Suddenly, waves after waves of applause swept across the classroom and penetrated, shaken my tought,everyone was smiling at me, wondering and envying how my result could improve so abruptly and dramatically, teacher do praise me. Perhaps the angle's wing were hovering over me and my solemn appeal to the God had been amused. My majestic, I belived from the bottom of my heart without any suspicious in your fairness to mankind! The everlasting grateful to my parents, teachers, students who give a hand in this access which connected to the paradise few could understand, with my tears smearing as the witness of my sincere.

"48 marks for english! Mom, I found the school report card in sister's school bag!" I was awaken by the high frequency shrieak of sister, and my frastrated mother was seen rushing towards me, with the rattan holding firmly in the hand and I understand what will be happen next... Only to discover it was only a dream to be the top student, however, at least, once, I was the top stdent! In the dream...

BlueInk 2 / 5  
Oct 21, 2009   #2
Here's a few suggestions:

... half past six, meanwhile mingling with the clanking and sizzling sound ...
It's Monday, distinctly showing on the calender as yet another school day. After having my daily routine with two slides (pieces?) of toasts (don't need the s) and a glass of milk, I jumped on to my rickety bicycle which had a twisted gear set and a grotesquely distorted handle. My heart was throbbing wit h joy since first light (...) with the caressing breeze. (This last sentence could be revised for better flow.)
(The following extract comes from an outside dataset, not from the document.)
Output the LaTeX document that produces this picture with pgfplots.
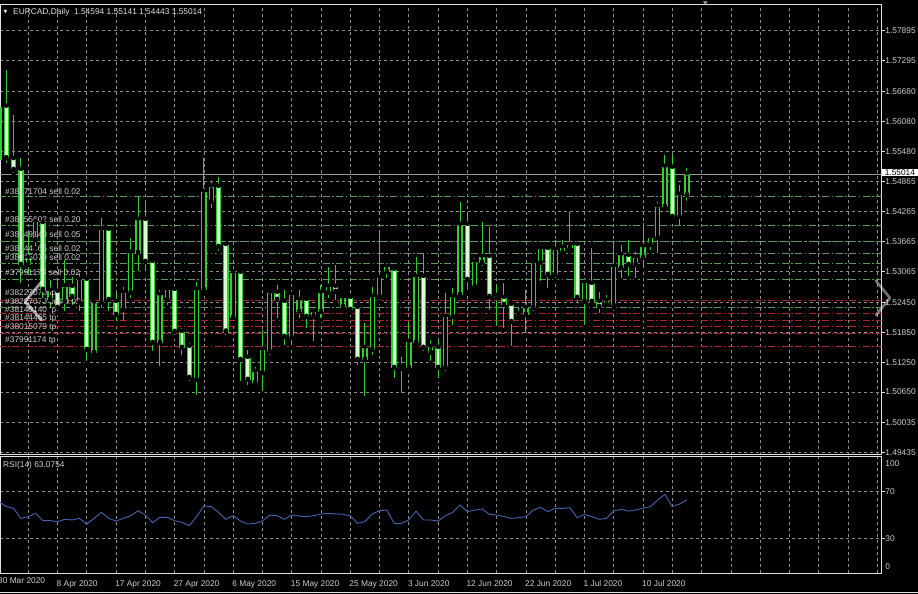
\documentclass[border=0pt]{standalone}
\usepackage{pgfplots}
\pgfplotsset{compat=1.18}
\usepackage{pgfplotstable}
\usepackage{fontspec}
\setmainfont{Liberation Sans}
\newfontfamily\dejavu{DejaVu Sans}

\definecolor{candle}{RGB}{50,205,50}
\definecolor{bearfill}{RGB}{215,255,205}
\definecolor{gridc}{RGB}{140,140,140}
\definecolor{framec}{RGB}{225,225,225}
\definecolor{txt}{RGB}{205,205,205}
\definecolor{sellc}{RGB}{95,150,95}
\definecolor{tpc}{RGB}{175,35,45}
\definecolor{rsic}{RGB}{70,100,175}
\definecolor{pricec}{RGB}{150,150,150}

\newcommand\mt{\fontsize{8.4}{9}\selectfont}

% EURCAD daily candles, bar index i (30 Mar 2020 = 0)
\pgfplotstableread{
i o h l c
0 1.55303 1.56606 1.55203 1.56365
1 1.56371 1.57107 1.55203 1.55337
2 1.55317 1.56205 1.55002 1.55102
3 1.55102 1.55337 1.52797 1.53198
4 1.53198 1.53839 1.52957 1.53338
5 1.53699 1.54140 1.53539 1.54060
6 1.54034 1.54100 1.52496 1.52697
7 1.52496 1.52897 1.52296 1.52677
8 1.52657 1.52897 1.52236 1.52336
9 1.52462 1.53298 1.52236 1.52763
10 1.52757 1.52957 1.52356 1.52556
11 1.52436 1.53037 1.52236 1.52897
12 1.52897 1.52937 1.51233 1.51494
13 1.51434 1.52496 1.51374 1.52436
14 1.52436 1.54140 1.52296 1.53900
15 1.53900 1.53960 1.52236 1.52496
16 1.52456 1.52637 1.52035 1.52195
17 1.52296 1.52757 1.52035 1.52637
18 1.52637 1.53739 1.52496 1.53438
19 1.53438 1.54561 1.53037 1.54100
20 1.54100 1.54441 1.53037 1.53258
21 1.53258 1.53298 1.51434 1.51634
22 1.51634 1.52697 1.51133 1.52596
23 1.52496 1.52757 1.52356 1.52697
24 1.52697 1.52737 1.51754 1.51855
25 1.51855 1.51935 1.51354 1.51534
26 1.51554 1.51634 1.50833 1.50933
27 1.50893 1.52857 1.50552 1.52697
28 1.52697 1.55343 1.52637 1.54661
29 1.54467 1.54868 1.54300 1.54767
30 1.54761 1.54962 1.53438 1.53559
31 1.53599 1.53659 1.51754 1.51861
32 1.52135 1.53098 1.52035 1.53037
33 1.53037 1.53057 1.50833 1.51293
34 1.51334 1.51494 1.50752 1.50893
35 1.50833 1.51153 1.50752 1.51053
36 1.51033 1.51895 1.50632 1.51494
37 1.51454 1.52697 1.51354 1.52637
38 1.52637 1.52797 1.52095 1.52496
39 1.52456 1.52697 1.51554 1.51754
40 1.51734 1.52697 1.51554 1.52596
41 1.52256 1.52697 1.52095 1.52496
42 1.52496 1.52556 1.51895 1.52155
43 1.52155 1.52356 1.51634 1.52256
44 1.52256 1.52797 1.52095 1.52637
45 1.52637 1.53158 1.52496 1.52757
46 1.52757 1.53198 1.52456 1.52657
47 1.52356 1.52596 1.52296 1.52536
48 1.52536 1.52556 1.52236 1.52296
49 1.52336 1.52356 1.51153 1.51293
50 1.51293 1.52035 1.50532 1.51534
51 1.51494 1.52757 1.51354 1.52556
52 1.52556 1.53900 1.52456 1.52937
53 1.53058 1.53238 1.52897 1.53158
54 1.53098 1.53138 1.50893 1.51133
55 1.51153 1.51354 1.50592 1.51113
56 1.51133 1.52035 1.51053 1.51654
57 1.51634 1.53358 1.51554 1.52957
58 1.52957 1.53438 1.51434 1.51534
59 1.51434 1.51694 1.51233 1.51554
60 1.51534 1.51694 1.50893 1.51133
61 1.51133 1.52637 1.51033 1.52155
62 1.52155 1.52737 1.51955 1.52556
63 1.52596 1.54461 1.52536 1.54000
64 1.54000 1.54200 1.52657 1.52897
65 1.52757 1.53338 1.52697 1.53258
66 1.53238 1.54060 1.53138 1.53358
67 1.53358 1.53960 1.52256 1.52556
68 1.52576 1.52797 1.51935 1.52536
69 1.52536 1.52837 1.51895 1.52396
70 1.52396 1.52456 1.51534 1.52055
71 1.52215 1.52336 1.52135 1.52175
72 1.52195 1.52697 1.51795 1.52336
73 1.52336 1.53298 1.52236 1.53238
74 1.53238 1.53539 1.52837 1.53519
75 1.53519 1.53539 1.52697 1.52997
76 1.52997 1.53699 1.52897 1.53499
77 1.53438 1.53699 1.53358 1.53539
78 1.53539 1.54261 1.53458 1.53599
79 1.53599 1.53659 1.52396 1.52536
80 1.52456 1.52937 1.51955 1.52837
81 1.52817 1.53539 1.52396 1.52456
82 1.52456 1.52657 1.52195 1.52356
83 1.52476 1.52596 1.52296 1.52396
84 1.52376 1.53599 1.52336 1.53158
85 1.53138 1.53599 1.52897 1.53398
86 1.53378 1.53699 1.52937 1.53198
87 1.53198 1.53458 1.52897 1.53338
88 1.53338 1.54040 1.53098 1.53559
89 1.53599 1.53799 1.53458 1.53739
90 1.53739 1.54461 1.53398 1.54361
91 1.54361 1.55403 1.54341 1.55162
92 1.55142 1.55403 1.54100 1.54160
93 1.54160 1.54802 1.53940 1.54601
94 1.54594 1.55141 1.54443 1.55014
}\candles

% RSI(14)
\pgfplotstableread{
i r
0 61.5
1 57.2
2 55.7
3 47.1
4 48.6
5 51.4
6 45.1
7 45.1
8 44.3
9 46.3
10 45.7
11 47.1
12 42.2
13 47.1
14 52.3
15 47.1
16 44.8
17 47.1
18 49.4
19 53.7
20 50.0
21 43.4
22 48.0
23 48.0
24 45.1
25 43.7
26 40.8
27 48.6
28 57.8
29 57.2
30 52.3
31 46.3
32 49.4
33 44.8
34 42.2
35 42.8
36 44.8
37 50.0
38 49.4
39 46.3
40 50.0
41 49.1
42 48.6
43 49.4
44 50.9
45 51.4
46 50.9
47 50.6
48 49.4
49 42.8
50 44.3
51 50.9
52 53.7
53 54.3
54 42.8
55 42.8
56 45.7
57 53.4
58 45.7
59 45.7
60 44.8
61 49.4
62 52.3
63 58.6
64 52.9
65 54.3
66 55.2
67 50.6
68 50.0
69 48.6
70 47.1
71 47.7
72 48.6
73 54.3
74 56.6
75 52.9
76 55.7
77 55.7
78 56.3
79 47.7
80 50.6
81 48.6
82 46.3
83 47.1
84 53.4
85 54.9
86 53.4
87 54.3
88 55.7
89 57.2
90 62.9
91 67.8
92 57.2
93 59.5
94 63.07
}\rsi

\pgfplotsset{
  mtpanel/.style={
    scale only axis, width=881.7bp,
    xmin=0.1435, xmax=120.61,
    axis line style={framec, line width=1bp},
    grid=major,
    major grid style={gridc, line width=0.7bp, dash pattern=on 3bp off 3bp},
    xtick={4,8,...,120},
    major x tick style={draw=none},
    ytick pos=right, yticklabel pos=right,
    tick align=outside, major tick length=3bp,
    major y tick style={framec, line width=0.8bp},
    yticklabel style={font=\mt, text=txt, inner sep=0.5bp},
  },
  wick/.style={only marks, mark=none, forget plot,
    error bars/.cd, y dir=plus, y explicit, error mark=none,
    error bar style={candle, line width=1bp}},
  body/.style={only marks, mark=none, forget plot,
    error bars/.cd, y dir=plus, y explicit, error mark=none,
    error bar style={#1}},
  orderline/.style={#1, line width=0.8bp,
    dash pattern=on 7bp off 2.5bp on 1.5bp off 2.5bp, forget plot},
}
\tikzset{olabel/.style={font=\mt, text=txt, anchor=west, inner sep=0pt}}

\begin{document}
\begin{tikzpicture}
\path[use as bounding box] (0,0) rectangle (918bp,594bp);
\fill[black] (0,0) rectangle (918bp,594bp);

% price panel
\begin{axis}[mtpanel, at={(0,139bp)}, anchor=south west, height=450bp,
  ymin=1.493889, ymax=1.584101,
  xticklabels={},
  ytick={1.49435,1.50035,1.50650,1.51250,1.51850,1.52450,1.53065,1.53665,
         1.54265,1.54865,1.55480,1.56080,1.56680,1.57295,1.57895},
  yticklabels={1.49435,1.50035,1.50650,1.51250,1.51850,1.52450,1.53065,1.53665,
         1.54265,1.54865,1.55480,1.56080,1.56680,1.57295,1.57895}]

% sell orders and their take profits
\addplot[orderline=sellc] coordinates {(0,1.54567)(121,1.54567)};
\addplot[orderline=sellc] coordinates {(0,1.53999)(121,1.53999)};
\addplot[orderline=sellc] coordinates {(0,1.53679)(121,1.53679)};
\addplot[orderline=sellc] coordinates {(0,1.53432)(121,1.53432)};
\addplot[orderline=sellc] coordinates {(0,1.53232)(121,1.53232)};
\addplot[orderline=sellc] coordinates {(0,1.52911)(121,1.52911)};
\addplot[orderline=sellc] coordinates {(0,1.52342)(121,1.52342)};
\addplot[orderline=tpc] coordinates {(0,1.52496)(121,1.52496)};
\addplot[orderline=tpc] coordinates {(0,1.52230)(121,1.52230)};
\addplot[orderline=tpc] coordinates {(0,1.52095)(121,1.52095)};
\addplot[orderline=tpc] coordinates {(0,1.51961)(121,1.51961)};
\addplot[orderline=tpc] coordinates {(0,1.51829)(121,1.51829)};
\addplot[orderline=tpc] coordinates {(0,1.51560)(121,1.51560)};

% bid line
\addplot[pricec, line width=0.8bp, forget plot] coordinates {(0,1.55014)(121,1.55014)};

% candles: wick, green body, then black (bull) or pale (bear) inside
\addplot[wick] table[x=i, y=l, y error expr=\thisrow{h}-\thisrow{l}] {\candles};
\addplot[body={candle, line width=5.4bp}] table[x=i,
  y expr={min(\thisrow{o},\thisrow{c})},
  y error expr={max(abs(\thisrow{c}-\thisrow{o}),0.00014)}] {\candles};
\addplot[body={black, line width=2.8bp}] table[x=i,
  y expr={\thisrow{o}+0.00024},
  y error expr={(\thisrow{c}>\thisrow{o})*max(\thisrow{c}-\thisrow{o}-0.00048,0)}] {\candles};
\addplot[body={bearfill, line width=2.8bp}] table[x=i,
  y expr={\thisrow{c}+0.00024},
  y error expr={(\thisrow{o}>\thisrow{c})*max(\thisrow{o}-\thisrow{c}-0.00048,0)}] {\candles};

\node[olabel] at (axis cs:0.83,1.54667) {\#38171704 sell 0.02};
\node[olabel] at (axis cs:0.83,1.54100) {\#38155602 sell 0.20};
\node[olabel] at (axis cs:0.83,1.53799) {\#38149140 sell 0.05};
\node[olabel] at (axis cs:0.83,1.53519) {\#38144465 sell 0.02};
\node[olabel] at (axis cs:0.83,1.53338) {\#38015079 sell 0.02};
\node[olabel] at (axis cs:0.83,1.53044) {\#37991174 sell 0.02};
\node[olabel] at (axis cs:0.83,1.52631) {\#38227070 tp};
\node[olabel] at (axis cs:0.83,1.52462) {\#38227070 sell 0.02};
\node[olabel] at (axis cs:0.83,1.52296) {\#38149140 tp};
\node[olabel] at (axis cs:0.83,1.52129) {\#38144465 tp};
\node[olabel] at (axis cs:0.83,1.51949) {\#38015079 tp};
\node[olabel] at (axis cs:0.83,1.51680) {\#37991174 tp};
\end{axis}

% RSI panel
\begin{axis}[mtpanel, at={(0,21bp)}, anchor=south west, height=116bp,
  ymin=0, ymax=100, ytick={30,70}, yticklabels={30,70}, clip mode=individual,
  xticklabels={{},8 Apr 2020,{},17 Apr 2020,{},27 Apr 2020,{},6 May 2020,
    {},15 May 2020,{},25 May 2020,{},3 Jun 2020,{},12 Jun 2020,{},22 Jun 2020,
    {},1 Jul 2020,{},10 Jul 2020,{},{},{},{},{},{},{},{}},
  xticklabel style={font=\mt, text=txt, anchor=north west, inner sep=0pt,
    xshift=-1bp, yshift=-4bp}]
\addplot[rsic, line width=0.9bp] table[x=i, y=r] {\rsi};
\node[font=\mt, text=txt, anchor=north west, inner sep=0pt]
  at (axis cs:0,0) [xshift=-1bp, yshift=-4bp] {30 Mar 2020};
\node[font=\mt, text=txt, anchor=north west, inner sep=0pt]
  at (rel axis cs:1,1) [xshift=3.5bp, yshift=-3bp] {100};
\node[font=\mt, text=txt, anchor=south west, inner sep=0pt]
  at (rel axis cs:1,0) [xshift=3.5bp, yshift=3bp] {0};
\end{axis}

% bid price box on the scale
\node[font=\mt, fill=white, text=black, anchor=west, inner sep=0.8bp,
  minimum width=36bp] at (881.7bp,421.3bp) {1.55014};

% header texts
\node[font=\dejavu\fontsize{5}{5}\selectfont, text=framec, inner sep=0pt]
  at (5.5bp,582bp) {▼};
\node[font=\mt, text=framec, anchor=west, inner sep=0pt]
  at (13bp,582bp) {EURCAD,Daily\ \ 1.54594 1.55141 1.54443 1.55014};
\node[font=\mt, text=txt, anchor=west, inner sep=0pt]
  at (3bp,129bp) {RSI(14) 63.0754};
\node[font=\dejavu\fontsize{6}{6}\selectfont, text=gray!80, inner sep=0pt]
  at (705.5bp,590bp) {▼};

% window edge and player arrows
\draw[framec, line width=1bp] (0,1.3bp) -- (918bp,1.3bp);
\draw[white, opacity=0.6, line width=2.8bp, line cap=round, line join=round]
  (41.7bp,312.3bp) -- (25bp,292.3bp) -- (41.7bp,274bp);
\draw[white, opacity=0.45, line width=2.6bp, line cap=round, line join=round]
  (876bp,313bp) -- (890bp,296bp) -- (876bp,279bp);
\end{tikzpicture}
\end{document}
... an evil demon descended as the school was being enshrounded in ... (Please breat up this long sentence) Every student was being in their own position (not sure what this means) , silently, as the clock ...

It was (had) never brimmed sweet and ...

Mo ments later, the punishment was swift, ...

Life was not easy, with rough and tumble stu mbling stones even hurdles ...
OP chie 1 / 1  
Oct 21, 2009   #3
thanks for your advice.
EF_Stephen - / 262  
Oct 21, 2009   #4
If you want your writing to really sizzle, use fewer adjectives and more expressive verbs. That will help you keep your word count stable, and also give you some interesting ways to express things.